Week 10: Offer Rejected

Our offer of £800k on the site has been rejected. It was disappointing, but the first offer was partly made to test the waters. We had some margin in it, and it was submitted to test the owner’s thinking on valuation. You never want to make your best bid first, you need some wriggle room.

In an ideal world, landowners would say what they want for their land, but in most cases, they want to see what you’ll offer before sharing such information. We want to know their price just in case it’s lower than our offer, and likewise, from the seller’s point of view, they don’t want to say what they want just in case we offer more than they think it’s worth.

The landowner on this deal has said we need to be at £900k. By making the first offer, we now know where we need to be. So, it’s time to sharpen the pencil. Can we make it work with that figure?

I’ve spoken to local land agents this week to get a feel for the price. I don’t want to be too specific about the deal as that exposes me to someone else finding out about the deal. However, making some calls to see where the market is and where values are is essential.

I was pretty disappointed with the feedback, with values being put at 25% of GDV. I am considering this, but I am also basing the values on my own experiences and thoughts on the market. When I see deals listed on the market in my area, they are never listed at 25% of GDV, more like 35% of GDV.

If someone has done all the hard work in putting a deal together, getting planning, and offering a ready-to-go deal to the market, the margins on the deal get squeezed as all the hard work has been done. If someone can just buy ready-to-go sites at reasonable prices, nobody would go to the trouble of creating deals and struggling through the planning process.
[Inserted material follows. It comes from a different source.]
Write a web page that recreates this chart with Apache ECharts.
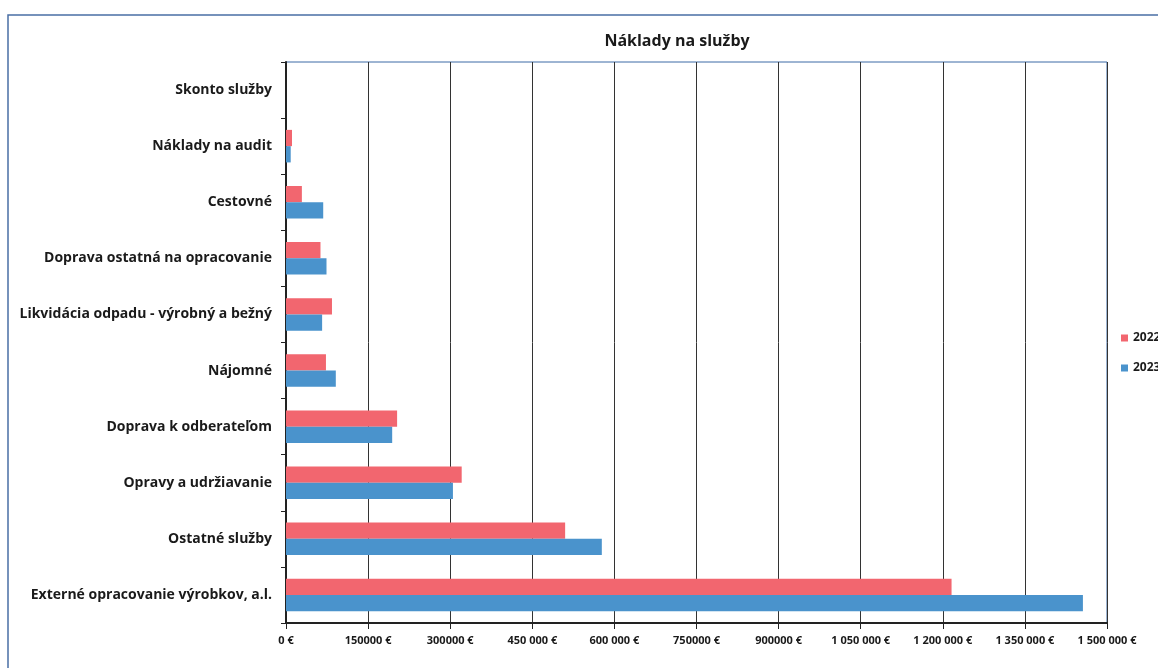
<!DOCTYPE html>
<html>
<head>
<meta charset="utf-8">
<script src="https://cdn.jsdelivr.net/npm/echarts@6/dist/echarts.min.js"></script>
<style>
  html, body { margin: 0; padding: 0; background: #fff; }
  #chart { width: 1158px; height: 668px; }
</style>
</head>
<body>
<div id="chart"></div>
<script>
// Service cost categories, listed bottom to top on the axis
const categories = [
  'Externé opracovanie výrobkov, a.l.',
  'Ostatné služby',
  'Opravy a udržiavanie',
  'Doprava k odberateľom',
  'Nájomné',
  'Likvidácia odpadu - výrobný a bežný',
  'Doprava ostatná na opracovanie',
  'Cestovné',
  'Náklady na audit',
  'Skonto služby'
];
const values2022 = [1216000, 510000, 321000, 203000, 73000, 84000, 63000, 29000, 11000, 0];
const values2023 = [1456000, 577000, 305000, 194000, 91000, 66000, 74000, 68000, 8600, 0];
const xTickLabels = ['0 €', '150000 €', '300000 €', '450 000 €', '600 000 €', '750000 €',
  '900000 €', '1 050 000 €', '1 200 000 €', '1 350 000 €', '1 500 000 €'];

const FONT = "'Open Sans', sans-serif";
const RED = '#f2666f';
const BLUE = '#4a93cc';

const chart = echarts.init(document.getElementById('chart'));
chart.setOption({
  animation: false,
  backgroundColor: '#ffffff',
  title: {
    text: 'Náklady na služby',
    left: 672, top: 28, textAlign: 'center',
    textStyle: { fontFamily: FONT, fontWeight: 'bold', fontSize: 16, color: '#1a1a1a' }
  },
  legend: {
    orient: 'vertical', left: 1116, top: 327, itemGap: 18,
    itemWidth: 7, itemHeight: 7, icon: 'rect',
    textStyle: { fontFamily: FONT, fontWeight: 'bold', fontSize: 12, color: '#1a1a1a' },
    data: ['2022', '2023']
  },
  graphic: [
    { type: 'polyline', shape: { points: [[8, 668], [8, 15], [1158, 15]] },
      style: { stroke: '#4a6fa5', lineWidth: 1.5, fill: null } }
  ],
  grid: {
    left: 286, right: 51, top: 62, bottom: 45,
    show: true, borderColor: '#3d6aa6', borderWidth: 1
  },
  xAxis: {
    type: 'value', min: 0, max: 1500000, interval: 150000,
    axisLine: { show: true, lineStyle: { color: '#222', width: 2 } },
    axisTick: { show: true, length: 6, lineStyle: { color: '#222' } },
    splitLine: { show: true, lineStyle: { color: '#333', width: 1 } },
    axisLabel: {
      margin: 12, fontFamily: FONT, fontWeight: 'bold', fontSize: 11, color: '#1a1a1a',
      formatter: (v) => xTickLabels[Math.round(v / 150000)]
    }
  },
  yAxis: {
    type: 'category', data: categories,
    axisLine: { show: true, lineStyle: { color: '#222', width: 2 } },
    axisTick: { show: true, length: 5, lineStyle: { color: '#222' } },
    axisLabel: { margin: 14, fontFamily: FONT, fontWeight: 'bold', fontSize: 14, color: '#1a1a1a' }
  },
  series: [
    { name: '2022', type: 'bar', data: values2022, barGap: '0%', barCategoryGap: '42%',
      itemStyle: { color: RED } },
    { name: '2023', type: 'bar', data: values2023, barGap: '0%', barCategoryGap: '42%',
      itemStyle: { color: BLUE } }
  ]
});
</script>
</body>
</html>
Based on all of this, my revised breakdown of the deal is:

10,760 x £375/sq ft = £4,050m GDV (I’ve pushed the sales value up slightly, which I still think is a prudent valuation. I would hope to achieve closer to £400/sqft in reality).

10,760 x £200 = £2,150 Build Cost

20% margin on the GDV = £800K

Land Value £1,100m

I see £1.1m as a realistic value if I listed the deal on the market, with planning permission in place, which puts the land at a very reasonable 27% of the GDV.

You can’t just go off ballpark figures, but when I look for a deal that is listed on the market, I can never find anything where the land value is 27% of GDV. The prices in my area are always more than 30%.

I would work on the assumption that £1.1m is the bottom end of the valuation. I would hope for closer to 30% on the day, valuing the site at £1.2m.

Based on these assumptions, I have submitted a revised offer to the landowner for £900k, which is their desired valuation.

The planning costs are going to be in the region of £50k. If we sell for £1.1m we will get a 3x return, which is at the bottom end of where we would want to be, although we do feel this could increase over the 24 months option period, along with the fact that the very earliest this deal would be on the market is 3 years accounting for 12 months on site. We would expect some price inflation over this period.

This revised offer has been submitted and we will await the outcome.